## Information supplied
------------------------------------------------

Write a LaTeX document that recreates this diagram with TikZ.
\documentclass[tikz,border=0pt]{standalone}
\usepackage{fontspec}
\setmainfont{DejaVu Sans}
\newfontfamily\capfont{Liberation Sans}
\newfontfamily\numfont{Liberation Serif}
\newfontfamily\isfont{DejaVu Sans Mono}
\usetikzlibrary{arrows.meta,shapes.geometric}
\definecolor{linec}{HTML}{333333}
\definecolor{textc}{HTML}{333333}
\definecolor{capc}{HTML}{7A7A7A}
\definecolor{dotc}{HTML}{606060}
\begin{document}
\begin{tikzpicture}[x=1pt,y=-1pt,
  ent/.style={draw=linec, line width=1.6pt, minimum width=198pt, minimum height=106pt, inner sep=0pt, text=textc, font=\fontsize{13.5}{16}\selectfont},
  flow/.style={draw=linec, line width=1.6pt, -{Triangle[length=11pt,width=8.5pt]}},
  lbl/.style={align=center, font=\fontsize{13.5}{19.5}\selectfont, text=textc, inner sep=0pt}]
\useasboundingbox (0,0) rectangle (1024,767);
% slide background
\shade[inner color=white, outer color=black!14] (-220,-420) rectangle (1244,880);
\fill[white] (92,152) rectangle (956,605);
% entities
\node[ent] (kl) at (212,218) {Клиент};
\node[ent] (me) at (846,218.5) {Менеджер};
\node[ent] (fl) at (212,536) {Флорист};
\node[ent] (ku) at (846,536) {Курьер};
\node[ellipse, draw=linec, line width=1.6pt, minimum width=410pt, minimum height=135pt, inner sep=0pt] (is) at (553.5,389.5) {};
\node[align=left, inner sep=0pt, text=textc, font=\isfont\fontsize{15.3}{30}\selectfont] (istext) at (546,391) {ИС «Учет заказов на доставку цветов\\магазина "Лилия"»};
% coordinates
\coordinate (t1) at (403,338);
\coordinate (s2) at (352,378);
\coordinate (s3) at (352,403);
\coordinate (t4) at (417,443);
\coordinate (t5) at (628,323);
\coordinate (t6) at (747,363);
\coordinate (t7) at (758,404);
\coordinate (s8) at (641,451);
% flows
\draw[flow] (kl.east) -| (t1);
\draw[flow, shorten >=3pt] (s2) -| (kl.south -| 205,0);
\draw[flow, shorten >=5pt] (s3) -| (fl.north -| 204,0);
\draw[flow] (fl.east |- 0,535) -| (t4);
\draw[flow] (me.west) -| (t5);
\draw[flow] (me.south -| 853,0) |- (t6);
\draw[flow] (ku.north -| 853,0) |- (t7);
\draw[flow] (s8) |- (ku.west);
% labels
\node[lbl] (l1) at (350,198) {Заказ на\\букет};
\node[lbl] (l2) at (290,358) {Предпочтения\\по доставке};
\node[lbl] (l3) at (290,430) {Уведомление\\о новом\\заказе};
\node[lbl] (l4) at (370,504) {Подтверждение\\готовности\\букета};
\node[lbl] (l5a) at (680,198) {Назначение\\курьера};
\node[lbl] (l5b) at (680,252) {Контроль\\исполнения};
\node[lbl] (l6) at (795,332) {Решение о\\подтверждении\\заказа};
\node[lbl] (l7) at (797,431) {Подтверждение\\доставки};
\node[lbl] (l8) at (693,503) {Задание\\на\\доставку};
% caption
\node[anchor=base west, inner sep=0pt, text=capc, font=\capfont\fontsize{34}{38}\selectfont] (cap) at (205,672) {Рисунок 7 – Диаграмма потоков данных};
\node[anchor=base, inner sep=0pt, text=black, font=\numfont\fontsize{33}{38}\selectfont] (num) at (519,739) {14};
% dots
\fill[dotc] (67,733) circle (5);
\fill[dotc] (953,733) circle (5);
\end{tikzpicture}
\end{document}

------------------------------------------------

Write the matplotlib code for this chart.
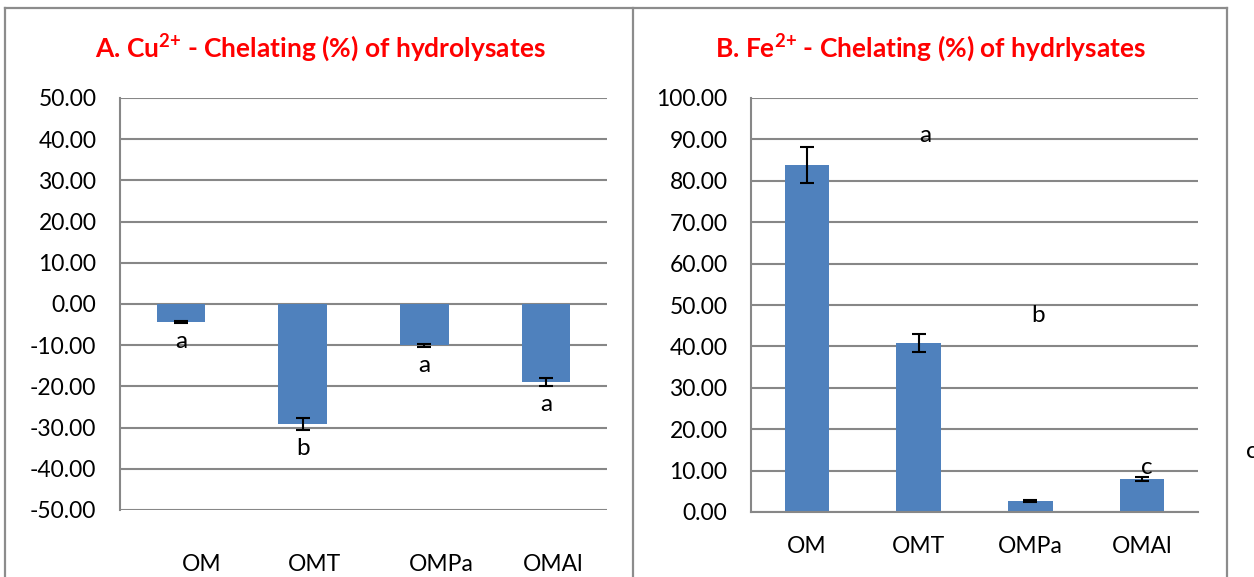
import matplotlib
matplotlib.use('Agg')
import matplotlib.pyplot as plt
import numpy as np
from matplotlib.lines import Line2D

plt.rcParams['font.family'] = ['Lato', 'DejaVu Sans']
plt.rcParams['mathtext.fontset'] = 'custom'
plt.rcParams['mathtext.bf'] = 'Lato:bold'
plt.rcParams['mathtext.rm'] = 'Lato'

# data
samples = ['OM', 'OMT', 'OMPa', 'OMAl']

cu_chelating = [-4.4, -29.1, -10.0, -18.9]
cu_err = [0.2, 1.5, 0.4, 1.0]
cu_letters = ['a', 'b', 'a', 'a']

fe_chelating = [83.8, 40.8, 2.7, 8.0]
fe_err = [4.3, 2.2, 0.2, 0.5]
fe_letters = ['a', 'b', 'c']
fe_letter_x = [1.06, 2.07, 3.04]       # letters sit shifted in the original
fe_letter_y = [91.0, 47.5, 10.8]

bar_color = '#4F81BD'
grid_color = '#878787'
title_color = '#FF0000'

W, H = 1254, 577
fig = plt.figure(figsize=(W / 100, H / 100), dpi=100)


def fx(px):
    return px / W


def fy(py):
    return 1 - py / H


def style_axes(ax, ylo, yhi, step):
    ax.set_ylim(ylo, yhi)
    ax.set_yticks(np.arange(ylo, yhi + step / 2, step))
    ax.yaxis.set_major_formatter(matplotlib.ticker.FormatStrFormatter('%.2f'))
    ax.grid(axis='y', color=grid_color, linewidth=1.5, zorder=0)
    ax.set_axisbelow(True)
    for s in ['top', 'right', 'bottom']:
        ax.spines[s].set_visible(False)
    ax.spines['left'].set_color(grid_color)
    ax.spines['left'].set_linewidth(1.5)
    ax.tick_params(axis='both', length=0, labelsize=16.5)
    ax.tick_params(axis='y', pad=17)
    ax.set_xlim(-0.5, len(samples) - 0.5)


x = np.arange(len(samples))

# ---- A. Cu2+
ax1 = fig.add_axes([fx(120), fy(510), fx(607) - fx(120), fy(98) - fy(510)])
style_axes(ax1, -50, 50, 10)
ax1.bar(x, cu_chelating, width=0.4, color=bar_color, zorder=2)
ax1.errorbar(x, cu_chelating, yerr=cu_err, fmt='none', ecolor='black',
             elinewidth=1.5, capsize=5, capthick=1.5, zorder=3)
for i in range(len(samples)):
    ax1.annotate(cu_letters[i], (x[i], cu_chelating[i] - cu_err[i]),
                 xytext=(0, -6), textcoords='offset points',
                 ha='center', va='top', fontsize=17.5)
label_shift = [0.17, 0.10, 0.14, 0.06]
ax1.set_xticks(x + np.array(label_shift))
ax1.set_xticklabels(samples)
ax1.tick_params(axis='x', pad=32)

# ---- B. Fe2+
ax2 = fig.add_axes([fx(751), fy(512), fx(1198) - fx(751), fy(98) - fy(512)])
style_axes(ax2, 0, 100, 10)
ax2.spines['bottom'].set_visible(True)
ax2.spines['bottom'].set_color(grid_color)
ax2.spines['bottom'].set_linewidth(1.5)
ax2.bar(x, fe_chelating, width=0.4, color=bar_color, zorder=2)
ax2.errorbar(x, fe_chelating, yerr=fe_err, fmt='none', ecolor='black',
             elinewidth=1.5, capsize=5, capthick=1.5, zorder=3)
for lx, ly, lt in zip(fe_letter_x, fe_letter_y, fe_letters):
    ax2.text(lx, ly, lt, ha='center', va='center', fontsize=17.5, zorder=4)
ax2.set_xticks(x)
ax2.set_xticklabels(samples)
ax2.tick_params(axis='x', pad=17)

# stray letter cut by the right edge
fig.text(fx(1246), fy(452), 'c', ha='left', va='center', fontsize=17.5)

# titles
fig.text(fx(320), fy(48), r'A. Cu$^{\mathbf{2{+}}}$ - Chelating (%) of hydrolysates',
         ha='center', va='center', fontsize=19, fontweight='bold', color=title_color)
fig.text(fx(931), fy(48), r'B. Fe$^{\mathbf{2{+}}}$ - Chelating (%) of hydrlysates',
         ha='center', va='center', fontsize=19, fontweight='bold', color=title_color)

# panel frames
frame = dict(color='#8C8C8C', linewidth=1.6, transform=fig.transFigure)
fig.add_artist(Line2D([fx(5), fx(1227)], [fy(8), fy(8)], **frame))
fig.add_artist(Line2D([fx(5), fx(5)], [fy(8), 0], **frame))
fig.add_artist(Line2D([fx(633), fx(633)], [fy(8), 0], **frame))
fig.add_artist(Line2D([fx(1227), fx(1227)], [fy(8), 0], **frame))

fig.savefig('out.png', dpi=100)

------------------------------------------------

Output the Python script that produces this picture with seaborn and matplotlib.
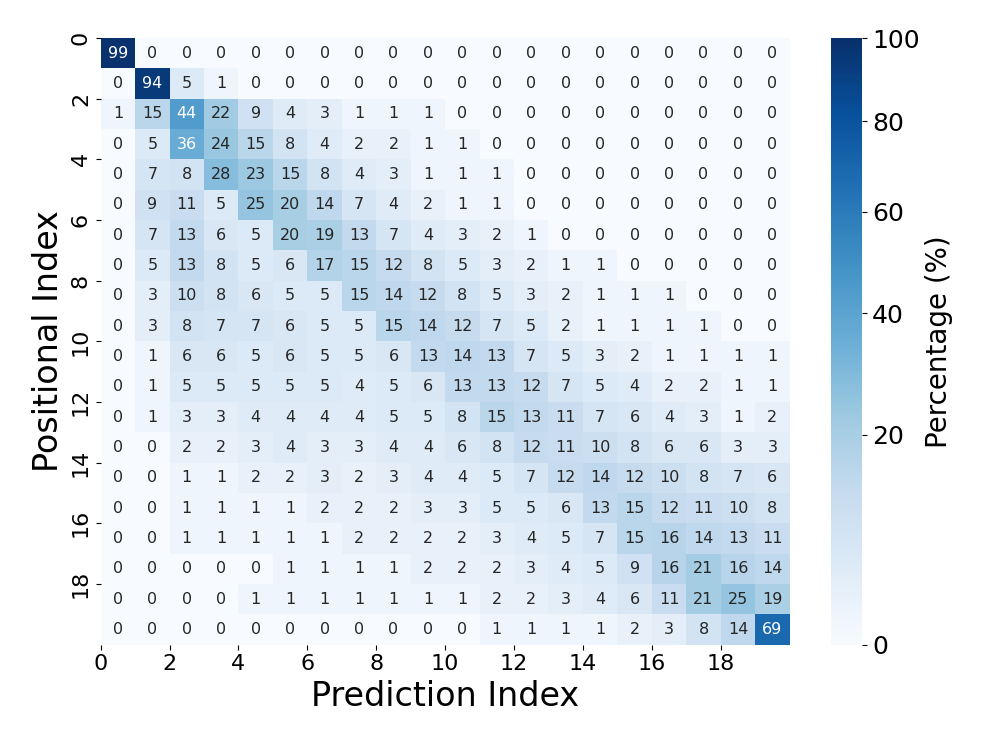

------------------------------------------------

## Stated task
Give again, word for word, only the lines starting at the line with "Write the matplotlib code for this chart." and ending at the line with "x = np.arange(len(samples))", keeping both end lines; pictures stay out.

## Response
Write the matplotlib code for this chart.
import matplotlib
matplotlib.use('Agg')
import matplotlib.pyplot as plt
import numpy as np
from matplotlib.lines import Line2D

plt.rcParams['font.family'] = ['Lato', 'DejaVu Sans']
plt.rcParams['mathtext.fontset'] = 'custom'
plt.rcParams['mathtext.bf'] = 'Lato:bold'
plt.rcParams['mathtext.rm'] = 'Lato'

# data
samples = ['OM', 'OMT', 'OMPa', 'OMAl']

cu_chelating = [-4.4, -29.1, -10.0, -18.9]
cu_err = [0.2, 1.5, 0.4, 1.0]
cu_letters = ['a', 'b', 'a', 'a']

fe_chelating = [83.8, 40.8, 2.7, 8.0]
fe_err = [4.3, 2.2, 0.2, 0.5]
fe_letters = ['a', 'b', 'c']
fe_letter_x = [1.06, 2.07, 3.04]       # letters sit shifted in the original
fe_letter_y = [91.0, 47.5, 10.8]

bar_color = '#4F81BD'
grid_color = '#878787'
title_color = '#FF0000'

W, H = 1254, 577
fig = plt.figure(figsize=(W / 100, H / 100), dpi=100)


def fx(px):
    return px / W


def fy(py):
    return 1 - py / H


def style_axes(ax, ylo, yhi, step):
    ax.set_ylim(ylo, yhi)
    ax.set_yticks(np.arange(ylo, yhi + step / 2, step))
    ax.yaxis.set_major_formatter(matplotlib.ticker.FormatStrFormatter('%.2f'))
    ax.grid(axis='y', color=grid_color, linewidth=1.5, zorder=0)
    ax.set_axisbelow(True)
    for s in ['top', 'right', 'bottom']:
        ax.spines[s].set_visible(False)
    ax.spines['left'].set_color(grid_color)
    ax.spines['left'].set_linewidth(1.5)
    ax.tick_params(axis='both', length=0, labelsize=16.5)
    ax.tick_params(axis='y', pad=17)
    ax.set_xlim(-0.5, len(samples) - 0.5)


x = np.arange(len(samples))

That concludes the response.